▶ [STATED PROBLEM] Every line from the first one to the line containing "(0,0) rectangle (1421,1109);" should be echoed exactly; leave out the rest.

▶ [SOURCE DATA]
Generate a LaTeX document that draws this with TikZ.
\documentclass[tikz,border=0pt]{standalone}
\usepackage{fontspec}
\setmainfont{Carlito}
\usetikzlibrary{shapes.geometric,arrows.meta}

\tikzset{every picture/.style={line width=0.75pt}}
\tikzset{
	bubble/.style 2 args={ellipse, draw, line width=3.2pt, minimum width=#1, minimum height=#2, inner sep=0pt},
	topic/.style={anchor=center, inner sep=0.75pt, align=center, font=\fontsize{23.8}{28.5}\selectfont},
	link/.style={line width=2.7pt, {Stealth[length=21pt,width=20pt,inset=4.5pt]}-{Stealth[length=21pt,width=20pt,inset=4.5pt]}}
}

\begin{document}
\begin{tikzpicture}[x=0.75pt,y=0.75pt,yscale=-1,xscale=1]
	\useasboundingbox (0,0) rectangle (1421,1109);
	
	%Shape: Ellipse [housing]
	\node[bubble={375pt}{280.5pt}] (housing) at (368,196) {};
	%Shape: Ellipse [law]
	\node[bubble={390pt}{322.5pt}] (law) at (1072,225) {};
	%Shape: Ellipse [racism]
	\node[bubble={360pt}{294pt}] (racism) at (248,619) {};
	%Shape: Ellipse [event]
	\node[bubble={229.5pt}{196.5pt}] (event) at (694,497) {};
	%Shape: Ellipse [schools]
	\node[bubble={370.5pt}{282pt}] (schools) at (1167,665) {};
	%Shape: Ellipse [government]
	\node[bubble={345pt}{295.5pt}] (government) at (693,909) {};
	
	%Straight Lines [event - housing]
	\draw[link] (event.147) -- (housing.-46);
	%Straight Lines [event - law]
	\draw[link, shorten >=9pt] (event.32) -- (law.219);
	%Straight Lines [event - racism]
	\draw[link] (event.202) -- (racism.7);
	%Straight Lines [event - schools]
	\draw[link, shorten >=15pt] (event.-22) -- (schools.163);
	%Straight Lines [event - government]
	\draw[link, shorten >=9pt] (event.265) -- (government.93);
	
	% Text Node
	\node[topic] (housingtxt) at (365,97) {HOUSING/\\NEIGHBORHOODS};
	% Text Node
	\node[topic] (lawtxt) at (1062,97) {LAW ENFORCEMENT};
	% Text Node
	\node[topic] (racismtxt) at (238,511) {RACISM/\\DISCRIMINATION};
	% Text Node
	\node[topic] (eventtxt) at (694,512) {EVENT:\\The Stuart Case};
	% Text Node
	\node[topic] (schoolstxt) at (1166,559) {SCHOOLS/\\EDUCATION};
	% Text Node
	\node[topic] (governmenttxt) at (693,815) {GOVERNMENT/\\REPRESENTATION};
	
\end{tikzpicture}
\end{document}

▶ [RESPONSE]
Generate a LaTeX document that draws this with TikZ.
\documentclass[tikz,border=0pt]{standalone}
\usepackage{fontspec}
\setmainfont{Carlito}
\usetikzlibrary{shapes.geometric,arrows.meta}

\tikzset{every picture/.style={line width=0.75pt}}
\tikzset{
	bubble/.style 2 args={ellipse, draw, line width=3.2pt, minimum width=#1, minimum height=#2, inner sep=0pt},
	topic/.style={anchor=center, inner sep=0.75pt, align=center, font=\fontsize{23.8}{28.5}\selectfont},
	link/.style={line width=2.7pt, {Stealth[length=21pt,width=20pt,inset=4.5pt]}-{Stealth[length=21pt,width=20pt,inset=4.5pt]}}
}

\begin{document}
\begin{tikzpicture}[x=0.75pt,y=0.75pt,yscale=-1,xscale=1]
	\useasboundingbox (0,0) rectangle (1421,1109);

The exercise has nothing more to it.